Три месяца пробыл Кольцов в Петербурге. За это время он раза два или три сзывал к себе знакомых и угощал их своею знаменитою рыбой. Кроме рыбы на этих вечерах вряд ли было что-нибудь, что бы объединяло скромного, «неотполированного» прасола и «полированных» петербуржцев, умевших поддерживать тонкий и остроумный разговор. Так что Кольцову в основном приходилось молчать и обходить с подносом гостей. Не мог же он, при своей скрытности, выносить к этим людям, из которых многих недолюбливал, как на базар, свои лучшие чувства и верования, – а гости уходили от поэта совсем разочарованными… Со своими разнокалиберными посетителями он вел себя уклончиво, был «себе на уме». «О душевной жизни вечеров моих и прочих не знаю, что вам сказать, – писал Кольцов Белинскому, – кажется, они довольно для души холодны и для ума мелки… серьезный разговор о пустоши людей, серьезных не по призванию, а по роли, ими разыгрываемой…»

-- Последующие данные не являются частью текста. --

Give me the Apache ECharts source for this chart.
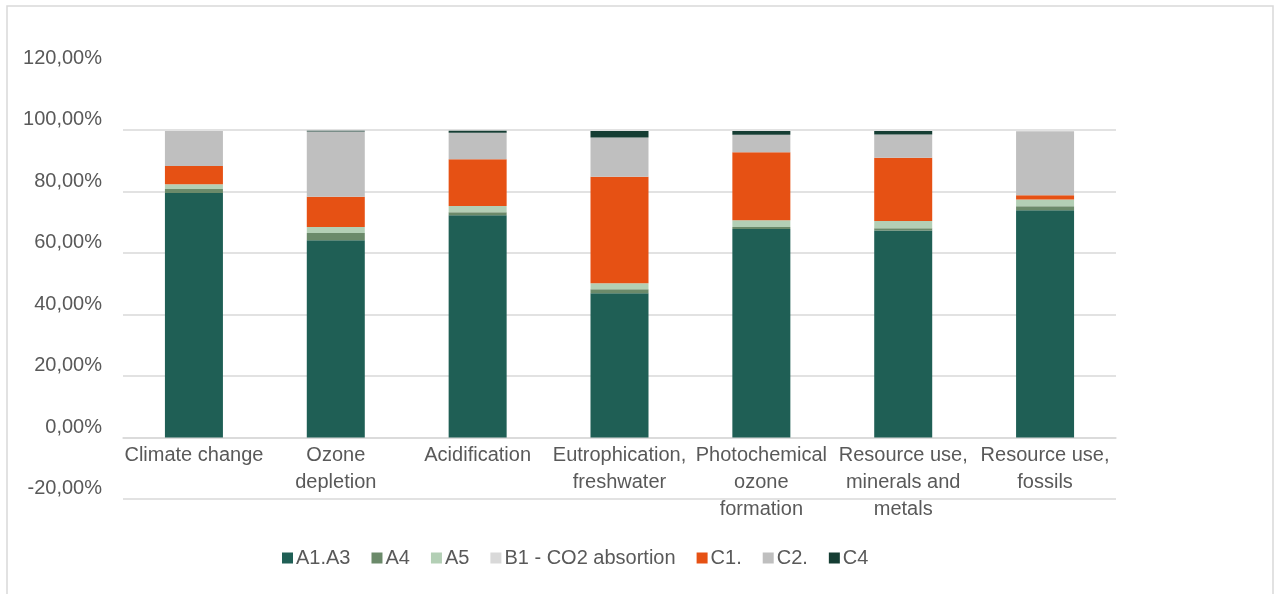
<!DOCTYPE html>
<html>
<head>
<meta charset="utf-8">
<script src="https://cdn.jsdelivr.net/npm/echarts@6/dist/echarts.min.js"></script>
<style>
html,body{margin:0;padding:0;background:#fff;}
#chart{width:1280px;height:594px;}
</style>
</head>
<body>
<div id="chart"></div>
<script>
const categories = ['Climate change', 'Ozone\ndepletion', 'Acidification', 'Eutrophication,\nfreshwater', 'Photochemical\nozone\nformation', 'Resource use,\nminerals and\nmetals', 'Resource use,\nfossils'];
const seriesNames = ['A1.A3', 'A4', 'A5', 'B1 - CO2 absortion', 'C1.', 'C2.', 'C4'];
const a1a3 = [79.5, 64.2, 72.3, 46.9, 67.8, 67.3, 73.9];
const a4   = [1.3, 2.3, 1.0, 1.3, 0.7, 0.8, 1.3];
const a5   = [1.6, 2.0, 2.0, 2.0, 2.2, 2.3, 2.2];
const b1   = [0, 0, 0, 0, 0, 0, 0];
const c1   = [5.9, 9.8, 15.2, 34.6, 22.1, 20.6, 1.4];
const c2   = [11.4, 21.2, 8.6, 12.8, 5.7, 7.6, 20.8];
const c4   = [0, 0.3, 0.7, 2.1, 1.2, 1.1, 0];
const colors = ['#1f5f55', '#6b8a6a', '#b3cfb5', '#d9d9d9', '#e65114', '#bfbfbf', '#153d33'];
const allData = [a1a3, a4, a5, b1, c1, c2, c4];

const chart = echarts.init(document.getElementById('chart'));
const font = 'Liberation Sans, Arial, sans-serif';
const gridTop = 68.6, gridBottom = 95;
const plotH = 594 - gridTop - gridBottom;
const zeroOffset = plotH * 20 / 140;
chart.setOption({
  animation: false,
  backgroundColor: '#fff',
  graphic: [{
    type: 'rect', shape: {x: 7, y: 6, width: 1266, height: 620},
    style: {fill: 'none', stroke: '#d9d9d9', lineWidth: 1.5}, silent: true
  }],
  grid: {left: 123, right: 164, top: gridTop, bottom: gridBottom, containLabel: false},
  legend: {
    data: seriesNames,
    left: 277, top: 543,
    icon: 'rect', itemWidth: 11, itemHeight: 11, itemGap: 21,
    textStyle: {fontFamily: font, fontSize: 20, color: '#595959', padding: [0,0,0,-2]}
  },
  xAxis: {
    type: 'category',
    data: categories,
    offset: -zeroOffset,
    axisLine: {show: true, onZero: false, lineStyle: {color: '#d9d9d9', width: 1.5}},
    axisTick: {show: false},
    axisLabel: {fontFamily: font, fontSize: 20, color: '#595959', lineHeight: 27, margin: 4, interval: 0}
  },
  yAxis: {
    type: 'value', min: -20, max: 120, interval: 20,
    axisLine: {show: false}, axisTick: {show: false},
    splitLine: {show: true, showMaxLine: false, lineStyle: {color: '#d9d9d9', width: 1.5}},
    axisLabel: {
      fontFamily: font, fontSize: 20, color: '#595959', margin: 21,
      verticalAlign: 'bottom', lineHeight: 21,
      formatter: v => v.toFixed(2).replace('.', ',') + '%'
    }
  },
  series: seriesNames.map((n, i) => ({
    name: n, type: 'bar', stack: 'total', barWidth: 58,
    itemStyle: {color: colors[i]},
    data: allData[i]
  }))
});
</script>
</body>
</html>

Зато опять вольно вздохнул Кольцов в Москве, где он, возвратившись из Петербурга, прожил несколько месяцев. В кружке своих московских друзей, со стороны которых поэт видел искреннее чувство, он распахивал душу и высказывал заветные мысли. Здесь застенчивый, скрытный прасол преображался: он горячился, волновался и порою высказывался на своем оригинальном, грубоватом языке в таких выражениях, которые бы не годились для печати. Что в такие моменты прасол был интересен и что беседа с ним доставляла удовольствие, единогласно подтверждают Белинский, Панаев, Краевский и Катков. А это все такие люди, которые видели свет, их трудно обвинить в преувеличении, вызванном дружеским чувством к памяти покойного поэта.